Se présentant comme ami de la Tunisie où il se balade plus libre qu’un ambassadeur tunisien en France, l’Ambassadeur de France élude la question et dit à Jeune Afrique que «les visas ? Nous avons enregistré 150 000 demandes. Seulement 10 % ont été rejetées en 2016». On lui rappelle, de notre côté, que le visa, même pour un homme d’affaires dont l’organisation patronale bénéficie de quelques légers assouplissements, mais qui restent négligeables par rapport au dernier accord de l’Ambassade de France avec les avocats, n’est pas de tout repos. Un accord, par ailleurs, manifestement discriminatoire .
L’ambassadeur de l’Union Européenne à Tunis, Patrice Bergamini, que cite encore Jeune Afrique, lorsqu’il parle des 1500 bourses d’Erasmus, devrait aussi se déplacer à TLS pour voir le calvaire des Tunisiens et écouter les souffrances des étudiants pour un simple visa de stage dans un établissement privé en France et même pour un simple visa de touriste, pour lequel même un extrait bancaire des deux parents est exigé ! On en demanderait presque l’établissement des visas pour les Français pour qu’ils goûtent au même calvaire que les Tunisiens !
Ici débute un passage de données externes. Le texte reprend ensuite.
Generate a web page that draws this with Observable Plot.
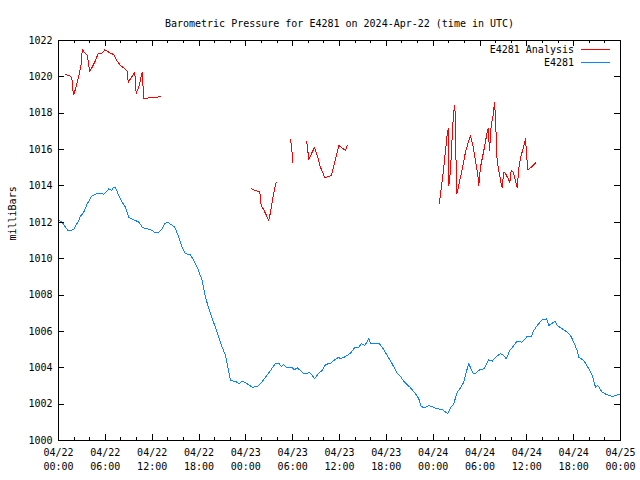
<!DOCTYPE html>
<html><head><meta charset="utf-8">
<script src="https://cdn.jsdelivr.net/npm/d3@7"></script>
<script src="https://cdn.jsdelivr.net/npm/@observablehq/plot@0.6"></script>
<style>body{margin:0;background:#fff} svg{display:block}</style>
</head><body><div id="chart"></div>
<script>
// Hours since 2024-04-22 00:00 UTC
const startTime = "2024-04-22T00:00:00Z";
const endTime = "2024-04-25T00:00:00Z";
const titleText = "Barometric Pressure for E4281 on 2024-Apr-22 (time in UTC)";
const yLabel = "milliBars";
const seriesNames = ["E4281 Analysis", "E4281"];
const seriesColors = ["#ff0000", "#0a84ff"];

const stationHours = [0.00,0.47,1.19,1.96,2.18,2.52,2.73,3.24,3.68,4.23,4.96,5.60,5.80,6.44,6.79,7.08,7.30,7.72,8.16,8.58,9.01,9.65,10.29,10.80,11.36,12.00,12.43,12.85,13.29,13.62,14.00,14.57,14.90,15.41,15.85,16.27,16.91,17.33,17.77,18.41,18.83,19.26,19.69,20.11,20.54,20.97,21.39,21.69,22.04,22.68,23.10,23.53,24.18,24.82,25.46,25.88,26.52,27.16,27.80,28.22,28.53,28.86,29.21,29.94,30.23,30.58,31.00,31.43,31.86,32.07,32.50,32.80,33.35,33.78,34.21,34.85,35.27,35.91,36.13,36.77,37.41,37.92,38.47,38.78,39.24,39.75,39.97,41.03,41.47,42.11,42.75,43.30,43.81,44.16,44.67,45.10,45.74,46.16,46.47,46.89,47.44,47.87,48.52,49.16,49.58,49.87,50.22,50.64,51.08,51.50,51.92,52.27,52.56,53.13,53.42,53.97,54.49,55.13,55.56,55.98,56.62,57.05,57.35,57.82,58.33,58.76,59.40,60.04,60.56,60.89,61.33,61.97,62.52,62.81,63.25,63.58,63.89,64.53,65.17,65.59,66.01,66.45,66.66,67.30,67.94,68.37,68.80,69.09,69.65,70.29,70.94,71.36,72.00];
const stationValues = [1012.10,1012.01,1011.55,1011.59,1011.83,1012.01,1012.28,1012.56,1013.02,1013.42,1013.60,1013.60,1013.53,1013.84,1013.75,1013.93,1013.90,1013.48,1013.11,1012.83,1012.28,1012.14,1012.01,1011.70,1011.64,1011.55,1011.42,1011.46,1011.64,1011.92,1012.01,1011.83,1011.73,1011.18,1010.63,1010.27,1010.21,1009.90,1009.53,1008.80,1007.88,1007.24,1006.69,1006.23,1005.68,1005.13,1004.68,1004.03,1003.30,1003.25,1003.12,1003.26,1003.12,1002.93,1002.97,1003.12,1003.48,1003.85,1004.25,1004.25,1004.07,1004.18,1004.00,1004.00,1003.89,1004.00,1003.85,1003.67,1003.67,1003.76,1003.58,1003.39,1003.70,1003.85,1004.18,1004.25,1004.40,1004.58,1004.49,1004.62,1004.80,1005.10,1005.13,1005.32,1005.23,1005.59,1005.35,1005.35,1005.13,1004.68,1004.22,1003.76,1003.52,1003.30,1003.08,1002.90,1002.57,1002.29,1001.87,1001.80,1001.91,1001.87,1001.74,1001.72,1001.56,1001.47,1001.80,1002.02,1002.66,1002.90,1003.21,1003.81,1004.22,1003.67,1003.70,1003.89,1003.94,1004.44,1004.36,1004.58,1004.77,1004.68,1004.49,1004.95,1005.23,1005.46,1005.41,1005.72,1005.72,1006.05,1006.33,1006.64,1006.69,1006.33,1006.45,1006.56,1006.33,1006.14,1005.96,1005.78,1005.41,1004.95,1004.58,1004.40,1003.94,1003.58,1002.93,1003.03,1002.66,1002.51,1002.42,1002.48,1002.57];

// null marks a gap in the analysis record
const analysisHours = [0.90,1.54,1.76,1.83,1.96,2.18,2.69,2.91,3.04,3.68,3.88,4.01,4.32,4.74,5.09,5.51,5.93,6.66,7.08,7.52,7.94,8.49,8.80,8.93,9.35,9.77,9.95,10.29,10.72,10.93,11.36,12.21,13.07,
  18.0,
  24.73,25.24,25.79,25.97,26.30,26.94,27.16,27.51,27.89,
  28.8,
  29.72,29.85,30.02,
  30.9,
  31.77,31.86,32.07,32.80,33.22,33.56,34.12,34.97,35.40,35.91,36.77,36.99,
  42.0,
  48.81,48.94,49.16,49.36,49.49,49.71,49.80,49.92,50.00,50.13,50.31,50.51,50.64,50.77,50.86,50.99,51.15,51.41,51.72,52.14,52.56,52.78,53.13,53.42,53.72,53.85,54.06,54.49,54.92,55.05,55.22,55.43,55.69,55.86,55.98,56.20,56.41,56.71,56.84,57.05,57.27,57.56,57.82,58.00,58.25,58.55,58.76,58.97,59.19,59.53,59.83,60.04,60.12,60.69,61.11];
const analysisValues = [1020.13,1020.04,1019.80,1019.25,1019.03,1019.34,1020.20,1020.72,1021.49,1021.18,1020.63,1020.31,1020.53,1020.90,1021.30,1021.27,1021.49,1021.30,1021.23,1020.86,1020.63,1020.44,1020.31,1019.71,1019.98,1020.26,1019.10,1019.43,1020.26,1018.79,1018.83,1018.88,1018.90,
  null,
  1013.84,1013.75,1013.66,1012.93,1012.69,1012.10,1012.56,1013.48,1014.21,
  null,
  1016.54,1016.23,1015.27,
  null,
  1016.45,1016.23,1015.46,1016.13,1015.58,1015.03,1014.45,1014.58,1015.31,1016.23,1015.95,1016.23,
  null,
  1013.05,1013.57,1014.30,1015.00,1015.58,1016.41,1016.87,1017.14,1014.03,1014.39,1015.58,1017.33,1018.06,1018.43,1017.42,1013.57,1013.75,1014.30,1014.94,1015.86,1016.50,1016.78,1016.13,1015.40,1014.58,1014.03,1015.03,1015.95,1016.96,1017.14,1015.95,1017.33,1017.88,1018.61,1017.78,1015.31,1014.85,1014.12,1013.93,1014.76,1014.67,1014.45,1014.21,1014.85,1014.76,1014.30,1013.93,1014.94,1015.58,1016.04,1016.59,1015.31,1014.89,1015.07,1015.27];

const yTickValues = [1000,1002,1004,1006,1008,1010,1012,1014,1016,1018,1020,1022];
const xMajorStepHours = 6;
const xMinorStepHours = 2;

const t0 = Date.parse(startTime);
const toDate = h => new Date(t0 + h * 3600e3);
const station = stationHours.map((h, i) => ({t: toDate(h), v: stationValues[i]}));
const analysis = analysisHours.map((h, i) => ({t: toDate(h), v: analysisValues[i]}));
const xDomain = [new Date(startTime), new Date(endTime)];
const xMajor = d3.utcHour.every(xMajorStepHours).range(xDomain[0], new Date(+xDomain[1] + 1));
const xMinor = d3.utcHour.every(xMinorStepHours).range(xDomain[0], new Date(+xDomain[1] + 1));
const fmt = d3.utcFormat("%m/%d");
const fmt2 = d3.utcFormat("%H:%M");

const H = 480, W = 640;
const chart = Plot.plot({
  width: W, height: H,
  marginLeft: 58, marginRight: 20, marginTop: 40, marginBottom: 40,
  style: {fontFamily: "'DejaVu Sans Mono', monospace", fontSize: "10px", background: "#fff", color: "#000"},
  x: {type: "utc", domain: xDomain},
  y: {domain: [1000, 1022]},
  marks: [
    Plot.line(analysis, {x: "t", y: "v", stroke: seriesColors[0], strokeWidth: 1}),
    Plot.line(station, {x: "t", y: "v", stroke: seriesColors[1], strokeWidth: 1}),
    Plot.tickX(xMinor, {x: d => d, insetTop: 397, stroke: "#000"}),
    Plot.tickX(xMinor, {x: d => d, insetBottom: 397, stroke: "#000"}),
    Plot.tickX(xMajor, {x: d => d, insetTop: 394, stroke: "#000"}),
    Plot.tickX(xMajor, {x: d => d, insetBottom: 394, stroke: "#000"}),
    Plot.tickY(yTickValues, {y: d => d, insetRight: 556, stroke: "#000"}),
    Plot.tickY(yTickValues, {y: d => d, insetLeft: 556, stroke: "#000"}),
    Plot.frame({stroke: "#000"}),
    Plot.axisX(xMajor, {anchor: "bottom", tickSize: 0, tickPadding: 6, lineHeight: 1.4, tickFormat: d => fmt(d) + "\n" + fmt2(d), label: null, fill: "#000"}),
    Plot.axisY(yTickValues, {anchor: "left", tickSize: 0, tickPadding: 6, tickFormat: d => String(d), label: null, fill: "#000"}),
    Plot.text([titleText], {frameAnchor: "top", dy: -21, fill: "#000"}),
    Plot.text([yLabel], {frameAnchor: "left", dx: -46, rotate: -90, fill: "#000"})
  ]
});
chart.style.shapeRendering = "crispEdges";
document.getElementById("chart").append(chart);

// legend (top-right, inside frame)
const svg = d3.select(chart);
const lg = svg.append("g").attr("font-family", "'DejaVu Sans Mono', monospace").attr("font-size", 10);
seriesNames.forEach((name, i) => {
  const y = 49 + i * 13;
  lg.append("text").attr("x", 574).attr("y", y).attr("dy", "0.35em").attr("text-anchor", "end").attr("fill", "#000").text(name);
  lg.append("line").attr("x1", 581).attr("x2", 610).attr("y1", Math.round(y) + 0.5).attr("y2", Math.round(y) + 0.5)
    .attr("stroke", seriesColors[i]).attr("stroke-width", 1);
});
</script>
</body></html>
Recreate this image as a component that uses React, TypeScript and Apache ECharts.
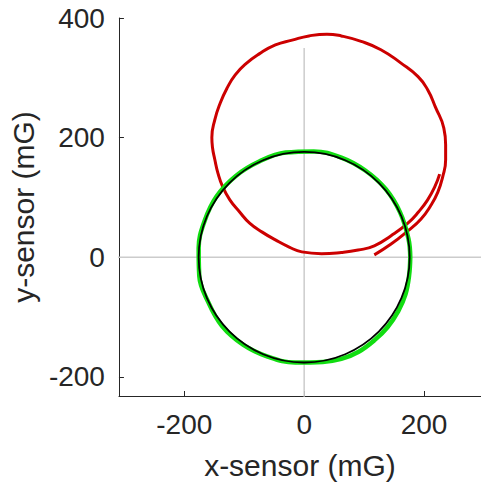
import React, { useEffect, useRef } from "react";
import * as echarts from "echarts";

// x-ticks / y-ticks
const xTicks = [-200, 0, 200];
const yTicks = [-200, 0, 200, 400];

// Reference lines through the origin
const vLine = [[0, -240], [0, 350]];
const hLine = [[-350, 0], [350, 0]];

// Raw (uncalibrated) magnetometer readings, red
const rawData: [number, number][] = [
  [117, 4], [145, 22], [173, 44], [195, 64], [211, 86], [223, 109], [231, 134],
  [236, 163], [236, 188], [233, 216], [219, 251], [206, 280], [190, 302],
  [161, 325], [128, 347], [95, 361], [62, 370], [38, 373], [8, 370], [-20, 363],
  [-48, 355], [-75, 340], [-98, 323], [-115, 305], [-128, 284], [-140, 258],
  [-149, 230], [-154, 200], [-153, 184], [-149, 163], [-144, 141], [-136, 118], [-124, 96],
  [-108, 76], [-91, 57], [-70, 42], [-48, 29], [-25, 17], [-4, 9], [29, 6],
  [62, 8], [90, 12], [117, 19], [145, 36], [173, 57], [191, 76], [206, 96],
  [218, 118], [226, 139],
];

// Calibrated readings, green
const calData: [number, number][] = [
  [177, 0], [174, 31], [160, 75], [136, 114], [102, 145], [61, 167], [16, 177],
  [-31, 175], [-75, 160], [-114, 136], [-146, 102], [-166, 61], [-176, 15],
  [-175, -31], [-160, -75], [-137, -115], [-102, -146], [-61, -166], [-15, -176],
  [31, -175], [62, -170], [91, -158], [117, -139], [139, -117], [157, -90],
  [169, -62], [175, -31], [177, 0],
];

// Fitted circle: centre x, centre y, radius
const fitCircle = [[0, 0, 176]];

const FONT = "'Liberation Sans', Arial, Helvetica, sans-serif";
const INK = "#262626";

export default function App() {
  const ref = useRef<HTMLDivElement>(null);
  useEffect(() => {
    if (!ref.current) return;
    const chart = echarts.init(ref.current, null, { renderer: "svg" });
    chart.setOption({
      animation: false,
      backgroundColor: "#ffffff",
      grid: { left: 116, right: 0, top: 18, bottom: 92, containLabel: false },
      xAxis: {
        type: "value",
        min: -309,
        max: 295,
        name: "x-sensor (mG)",
        nameLocation: "middle",
        nameGap: 54,
        nameTextStyle: { fontFamily: FONT, fontSize: 30, color: INK },
        axisLine: { show: true, onZero: false, lineStyle: { color: INK, width: 1 } },
        axisTick: { show: true, inside: true, length: 5, customValues: xTicks, lineStyle: { color: INK } },
        axisLabel: { customValues: xTicks, fontFamily: FONT, fontSize: 28, color: INK, margin: 14 },
        splitLine: { show: false },
      },
      yAxis: {
        type: "value",
        min: -232,
        max: 400,
        name: "y-sensor (mG)",
        nameLocation: "middle",
        nameGap: 72,
        nameTextStyle: { fontFamily: FONT, fontSize: 30, color: INK },
        axisLine: { show: true, onZero: false, lineStyle: { color: INK, width: 1 } },
        axisTick: { show: true, inside: true, length: 5, customValues: yTicks, lineStyle: { color: INK } },
        axisLabel: { customValues: yTicks, fontFamily: FONT, fontSize: 28, color: INK, margin: 14 },
        splitLine: { show: false },
      },
      series: [
        {
          type: "line", data: vLine, showSymbol: false, silent: true, clip: true,
          lineStyle: { color: "#cccccc", width: 1.5 }, z: 1,
        },
        {
          type: "line", data: hLine, showSymbol: false, silent: true, clip: true,
          lineStyle: { color: "#cccccc", width: 1.5 }, z: 1,
        },
        {
          type: "line", data: rawData, showSymbol: false, smooth: 0.5, clip: true,
          lineStyle: { color: "#cc0000", width: 3 }, z: 2,
        },
        {
          type: "line", data: calData, showSymbol: false, smooth: 0.4, clip: true,
          lineStyle: { color: "#11dd11", width: 4.5 }, z: 3,
        },
        {
          type: "custom",
          data: fitCircle,
          z: 4,
          renderItem: (params: any, api: any) => {
            const c = api.coord([api.value(0), api.value(1)]);
            const s = api.size([api.value(2), api.value(2)]);
            return {
              type: "ellipse",
              shape: { cx: c[0], cy: c[1], rx: s[0], ry: s[1] },
              style: { fill: "none", stroke: "#000000", lineWidth: 1.8 },
            };
          },
        },
      ],
    });
    return () => chart.dispose();
  }, []);
  return (
    <div
      ref={ref}
      style={{ position: "fixed", left: 0, top: 0, width: 481, height: 488 }}
    />
  );
}
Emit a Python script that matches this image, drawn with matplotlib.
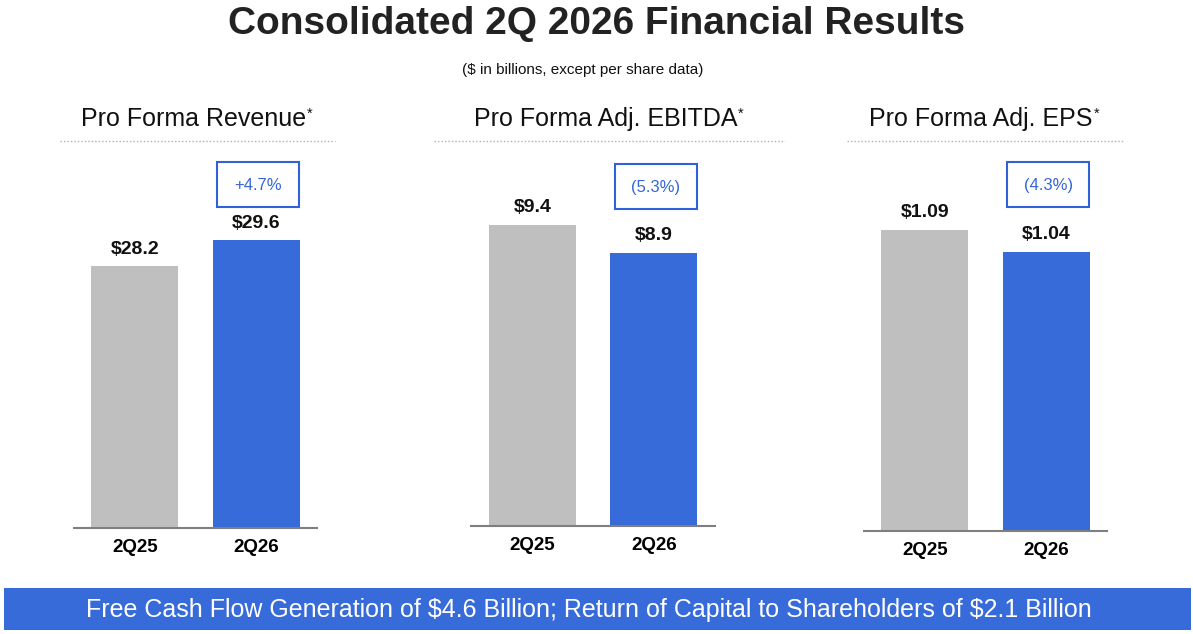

Et c’est en cela que l’Aleca reste jusqu’à présent un véritable marché de dupes, une opération où les Européens ont tous les droits et les Tunisiens, le seul droit de quémander un visa, avec la tonne de paperasses, le coût financier et les conditions avilissantes, s’il veut un jour ouvrir un restaurant tunisien à Paris, un cabinet conseil à Bordeaux ou une pâtisserie tunisienne à Marseille, comme il le sera permis aux Européens. Un partenariat Tunisie-UE, en somme, aux clauses léonines.